“You will probably die in debt!” says pensioner-focused finance company

One in seven over-70s still haven’t paid off their mortgages: Thousands being forced to use pensions to pay off remaining debt rather than enjoying retirement

Millions of pensioners are still paying off their mortgages well into retirement, a study found.

One in seven over 70s and a third of over 50s are still paying off a home loan – eating into their pension savings.

Britons older than 70 with an outstanding mortgage typically still owe £40,000, rising to £50,000 among the over 50s.

Source: Daily Mail, 16th September 2015


Times are tough right now, and they don’t get less tough as you get older, according to this report. It seems a staggering number of septuagenarians are still paying off their pensions. If only they’d had help from a good financial planner, such as the one who paid for this PR:

Saga, which surveyed 1,500 older homeowners, said many were forced to ‘use their weekly pension to pay off what’s owed, instead of using it to enjoy their retirement’.

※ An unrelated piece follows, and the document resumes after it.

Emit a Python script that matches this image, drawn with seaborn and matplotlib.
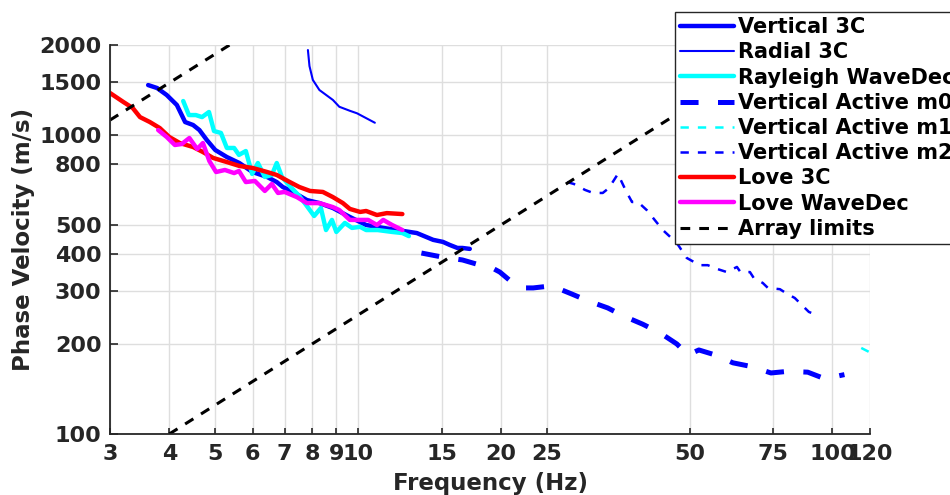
import matplotlib
matplotlib.use("Agg")
import matplotlib.pyplot as plt
import seaborn as sns
from matplotlib.ticker import FixedLocator, FixedFormatter, NullLocator

# ---- dispersion curves (frequency in Hz, phase velocity in m/s) ----
vert3c_freq = [3.61, 3.77, 3.95, 4.15, 4.32, 4.49, 4.63, 4.80, 5.00, 5.29, 5.62, 5.99,
               6.43, 6.74, 6.94, 7.29, 7.80, 8.29, 8.85, 9.61, 10.4, 11.3, 12.1, 13.3,
               14.4, 15.1, 15.6, 16.2, 16.6, 17.2]
vert3c_vel = [1469, 1436, 1361, 1260, 1105, 1080, 1039, 962, 891, 844, 806, 752,
              724, 696, 670, 645, 606, 592, 570, 532, 500, 489, 481, 470,
              446, 439, 429, 419, 419, 416]

rad3c_freq = [7.84, 7.90, 8.03, 8.29, 8.85, 9.13, 9.61, 9.95, 10.85]
rad3c_vel = [1924, 1700, 1528, 1414, 1310, 1243, 1205, 1182, 1099]

rayl_wd_freq = [4.28, 4.40, 4.55, 4.69, 4.85, 4.97, 5.14, 5.29, 5.48, 5.61, 5.80, 5.98,
                6.15, 6.36, 6.58, 6.74, 6.91, 7.18, 7.52, 7.80, 8.08, 8.35, 8.56, 8.81,
                9.00, 9.38, 9.71, 10.1, 10.4, 11.0, 11.8, 12.4, 12.8]
rayl_wd_vel = [1299, 1166, 1166, 1148, 1194, 1031, 1016, 905, 905, 858, 884, 741,
               806, 724, 735, 806, 724, 675, 625, 579, 536, 570, 481, 520,
               474, 508, 489, 493, 481, 481, 474, 470, 459]

act_m0_freq = [13.6, 15.0, 16.6, 18.1, 19.0, 19.9, 21.2, 22.3, 23.4, 25.6, 28.2, 30.5,
               33.6, 36.3, 39.8, 43.3, 47.0, 49.6, 52.3, 56.5, 61.7, 67.6, 74.2, 80.5,
               88.7, 96.4, 106]
act_m0_vel = [403, 391, 382, 367, 362, 348, 320, 308, 308, 313, 294, 279,
              264, 248, 233, 218, 200, 184, 191, 184, 173, 168, 160, 162,
              161, 153, 158]

act_m1_freq = [115, 118, 122]
act_m1_vel = [194, 190, 185]

act_m2_freq = [27.6, 28.5, 30.1, 31.3, 32.8, 33.8, 35.3, 36.2, 36.9, 37.8, 38.9, 40.6,
               43.9, 47.0, 49.3, 52.5, 54.6, 57.3, 59.9, 62.9, 64.0, 67.0, 68.3, 71.3,
               73.1, 77.5, 79.8, 83.3, 86.2, 89.2, 92.7]
act_m2_vel = [696, 686, 655, 640, 640, 665, 741, 681, 640, 597, 597, 561,
              481, 435, 388, 367, 367, 356, 348, 362, 348, 348, 332, 320,
              308, 305, 296, 285, 270, 256, 250]

love3c_freq = [3.00, 3.20, 3.35, 3.47, 3.64, 3.82, 4.00, 4.21, 4.49, 4.71, 4.95, 5.29,
               5.62, 5.99, 6.43, 6.74, 7.18, 7.52, 7.92, 8.43, 8.85, 9.29, 9.61, 10.1,
               10.4, 10.96, 11.5, 12.4]
love3c_vel = [1382, 1290, 1231, 1148, 1105, 1055, 985, 940, 912, 877, 838, 812,
              788, 776, 752, 735, 696, 670, 650, 645, 620, 592, 566, 553,
              557, 540, 548, 544]

love_wd_freq = [3.79, 3.95, 4.11, 4.25, 4.41, 4.58, 4.71, 4.86, 5.02, 5.24, 5.48, 5.61,
                5.80, 6.06, 6.36, 6.58, 6.78, 7.00, 7.43, 7.80, 8.29, 8.85, 9.13, 9.61,
                10.1, 10.5, 10.96, 11.3, 11.8, 12.4]
love_wd_vel = [1039, 985, 926, 933, 977, 898, 940, 818, 752, 764, 746, 758,
               696, 702, 650, 686, 640, 645, 620, 592, 592, 574, 561, 520,
               520, 520, 500, 520, 500, 481]

# array resolution limits (constant-wavelength lines)
limit_long_freq = [3.0, 5.36]
limit_long_vel = [1122, 2000]
limit_short_freq = [4.0, 80.0]
limit_short_vel = [100, 2000]

# ---- axis ticks ----
x_ticks = [3, 4, 5, 6, 7, 8, 9, 10, 15, 20, 25, 50, 75, 100, 120]
x_tick_labels = ["3", "4", "5", "6", "7", "8", "9", "10", "15", "20", "25", "50", "75", "100", "120"]
y_ticks = [100, 200, 300, 400, 500, 800, 1000, 1500, 2000]
y_tick_labels = ["100", "200", "300", "400", "500", "800", "1000", "1500", "2000"]

sns.set_theme(style="whitegrid")
plt.rcParams["font.family"] = ["DejaVu Sans"]
plt.rcParams["font.weight"] = "bold"
plt.rcParams["axes.labelweight"] = "bold"
plt.rcParams["lines.scale_dashes"] = False

DARK = "#262626"

fig = plt.figure(figsize=(9.5, 4.95), dpi=100)
ax = fig.add_axes([110 / 950, 1 - 434 / 495, 760 / 950, 389 / 495])
ax.set_facecolor("white")
ax.set_xscale("log")
ax.set_yscale("log")

series = [
    ("Vertical 3C", vert3c_freq, vert3c_vel, "#0000ff", 3.2, "-"),
    ("Radial 3C", rad3c_freq, rad3c_vel, "#0000ff", 1.5, "-"),
    ("Rayleigh WaveDec", rayl_wd_freq, rayl_wd_vel, "#00ffff", 3.2, "-"),
    ("Vertical Active m0", act_m0_freq, act_m0_vel, "#0000ff", 3.6, (0, (13, 14))),
    ("Vertical Active m1", act_m1_freq, act_m1_vel, "#00ffff", 1.8, (0, (6, 6.5))),
    ("Vertical Active m2", act_m2_freq, act_m2_vel, "#0000ff", 1.8, (0, (6, 6.5))),
    ("Love 3C", love3c_freq, love3c_vel, "#ff0000", 3.2, "-"),
    ("Love WaveDec", love_wd_freq, love_wd_vel, "#ff00ff", 3.2, "-"),
]

for label, fx, vy, color, lw, ls in series:
    sns.lineplot(x=fx, y=vy, ax=ax, color=color, linewidth=lw, linestyle=ls,
                 estimator=None, sort=False, label=label)

for i, (fx, vy) in enumerate([(limit_long_freq, limit_long_vel),
                              (limit_short_freq, limit_short_vel)]):
    sns.lineplot(x=fx, y=vy, ax=ax, color="black", linewidth=2.2,
                 linestyle=(0, (7, 6.5)), estimator=None, sort=False,
                 label="Array limits" if i == 0 else "_nolegend_")

ax.set_xlim(3, 120)
ax.set_ylim(100, 2000)

ax.xaxis.set_major_locator(FixedLocator(x_ticks))
ax.xaxis.set_major_formatter(FixedFormatter(x_tick_labels))
ax.xaxis.set_minor_locator(NullLocator())
ax.yaxis.set_major_locator(FixedLocator(y_ticks))
ax.yaxis.set_major_formatter(FixedFormatter(y_tick_labels))
ax.yaxis.set_minor_locator(NullLocator())

ax.grid(True, which="major", color="#dedede", linewidth=1.0)
for side in ["top", "right"]:
    ax.spines[side].set_visible(False)
for side in ["left", "bottom"]:
    ax.spines[side].set_color(DARK)
    ax.spines[side].set_linewidth(1.3)

ax.tick_params(axis="both", which="major", direction="in", colors=DARK,
               labelsize=16, width=1.2, bottom=True, left=True)
ax.tick_params(axis="x", length=4.5, pad=7)
ax.tick_params(axis="y", length=5.5, pad=6)
for lab in ax.get_xticklabels() + ax.get_yticklabels():
    lab.set_fontweight("bold")

ax.set_xlabel("Frequency (Hz)", fontsize=16.5, fontweight="bold", color=DARK, labelpad=6)
ax.set_ylabel("Phase Velocity (m/s)", fontsize=16.5, fontweight="bold", color=DARK, labelpad=3)

handles, labels = ax.get_legend_handles_labels()
leg = ax.legend(handles, labels, loc="upper left",
                bbox_to_anchor=(675 / 950, 1 - 12 / 495), bbox_transform=fig.transFigure,
                prop={"weight": "bold", "size": 15}, frameon=True, fancybox=False,
                framealpha=1, edgecolor=DARK, facecolor="white", borderpad=0.25,
                labelspacing=0.25, handlelength=2.6, handletextpad=0.15,
                borderaxespad=0)
leg.get_frame().set_linewidth(1.0)
for t in leg.get_texts():
    t.set_color("black")

fig.savefig("out.png", dpi=100)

Saga indeed – in fact, the financial wing of Saga, who market themselves toward the older end of the market. Little surprise, then, to see them stoking up fears of fiscal instability… fears their own specialists can relieve:

Alex Edmans, at Saga Personal Finance, said: ‘Millions of older homeowners have found themselves abandoned by mortgage lenders and stuck in uncompetitive deals because of the unfair age restrictions that many lenders have in place.

‘If these people had access to a better deal they wouldn’t have to pay as much back each month which would leave them with more money to enjoy their retirement.’

‘For those in retirement struggling to meet their monthly mortgage costs it may be worth considering a lifetime mortgage to help ease the burden of the monthly repayments’, he said.

‘This may not be suitable for all, so it is well worth speaking with a specialist adviser.’

And that’s where the specialist advisers at Saga Personal Finance presumably come in, naturally.